The move followed the organization’s client-focused reforms, which were unveiled in June and are out for comment until October 19. The initiative has split the advisory community, with strong opinions on both sides of the embedded commission argument.
However, David Little, of Little Wealth Management Group, HollisWealth said the porposals will “level the playing field” and effectively end the need for redemption fees, which he said have been distorted over the years to hurt investors.
He said: “I think what happened was that companies looked at this as a source of revenue. It was like, yeah, we’re profiting from it. It was always tied to invested capital and all of a sudden they changed it to the market value if it was greater than the invested capital. In other words, they had no loss in the situation.
“In the old days it used to be 5% commission and it would drop almost in unison in the first five years and then the sixth year was clear and free.

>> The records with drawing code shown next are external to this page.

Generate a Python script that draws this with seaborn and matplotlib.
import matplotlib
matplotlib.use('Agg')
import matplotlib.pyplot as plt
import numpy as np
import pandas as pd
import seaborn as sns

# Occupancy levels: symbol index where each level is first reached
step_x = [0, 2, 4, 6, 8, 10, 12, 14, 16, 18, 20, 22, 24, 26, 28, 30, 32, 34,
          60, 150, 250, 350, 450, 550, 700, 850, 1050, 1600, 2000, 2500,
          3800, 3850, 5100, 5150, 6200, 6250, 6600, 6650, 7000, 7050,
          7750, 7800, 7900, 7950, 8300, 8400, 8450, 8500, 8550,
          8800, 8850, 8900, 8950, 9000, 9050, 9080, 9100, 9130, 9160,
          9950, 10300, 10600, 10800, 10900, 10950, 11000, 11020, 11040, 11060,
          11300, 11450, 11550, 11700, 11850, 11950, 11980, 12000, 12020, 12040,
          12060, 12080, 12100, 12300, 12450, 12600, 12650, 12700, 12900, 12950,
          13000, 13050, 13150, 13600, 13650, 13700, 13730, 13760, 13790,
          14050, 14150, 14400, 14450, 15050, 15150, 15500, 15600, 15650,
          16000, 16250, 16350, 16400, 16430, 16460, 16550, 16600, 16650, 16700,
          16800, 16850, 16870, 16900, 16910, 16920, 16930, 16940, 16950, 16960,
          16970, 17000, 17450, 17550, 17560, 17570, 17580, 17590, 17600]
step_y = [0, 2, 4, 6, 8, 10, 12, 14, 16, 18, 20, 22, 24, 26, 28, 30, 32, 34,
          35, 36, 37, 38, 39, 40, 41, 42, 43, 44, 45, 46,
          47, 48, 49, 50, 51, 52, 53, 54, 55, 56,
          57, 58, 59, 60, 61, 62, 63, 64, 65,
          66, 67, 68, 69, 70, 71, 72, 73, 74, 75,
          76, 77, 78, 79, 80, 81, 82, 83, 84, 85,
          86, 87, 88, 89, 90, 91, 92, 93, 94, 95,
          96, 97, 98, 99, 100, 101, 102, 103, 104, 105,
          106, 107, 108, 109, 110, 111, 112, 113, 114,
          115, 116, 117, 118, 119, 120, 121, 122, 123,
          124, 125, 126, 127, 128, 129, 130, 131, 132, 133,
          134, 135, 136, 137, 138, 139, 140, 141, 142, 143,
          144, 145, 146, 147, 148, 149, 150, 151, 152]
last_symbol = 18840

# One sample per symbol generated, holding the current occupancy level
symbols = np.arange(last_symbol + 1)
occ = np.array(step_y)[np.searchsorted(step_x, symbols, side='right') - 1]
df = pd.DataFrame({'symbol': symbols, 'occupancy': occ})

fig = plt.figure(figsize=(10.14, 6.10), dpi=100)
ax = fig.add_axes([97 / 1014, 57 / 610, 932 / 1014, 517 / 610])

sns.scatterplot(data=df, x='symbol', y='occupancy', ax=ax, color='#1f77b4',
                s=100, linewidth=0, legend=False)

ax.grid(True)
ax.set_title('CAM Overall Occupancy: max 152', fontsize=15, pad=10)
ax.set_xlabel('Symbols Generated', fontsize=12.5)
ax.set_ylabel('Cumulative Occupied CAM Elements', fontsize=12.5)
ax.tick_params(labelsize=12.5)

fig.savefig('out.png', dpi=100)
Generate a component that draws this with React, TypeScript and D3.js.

“Then the next thing you know, they changed all the prospectuses. In some cases it was a nine-year redemption schedule. The client would hold the money for seven and half years and if they redeemed it in the last year they were in some cases still looking at a 2.5%-3% exposure to the DSC fee.”
He added: “In my own personal opinion, that was not right. That should never have happened. Quite frankly, that’s why I switched over in 2003 to fee-based to get away from that conflict with a client.”
While Little has issues with the way advisors’ fees have been slashed over the years and maintains it in not an attractive career for ambitious 20-somethings, he was pleased to see the CSA tackle the trailer fees charged by online brokerages for, in his opinion, doing nothing more than providing an execution of trade. He said this is also a boost for advisors and mutual fund companies.
“I don’t know how much money was paid out to the online trading companies, the RBCs, the TD Waterhouses and all, but you’ve got think there was 100 millions of dollars paid by the fund companies to these companies for doing basically nothing. That’s now revenue that will be retained by the mutual fund company.”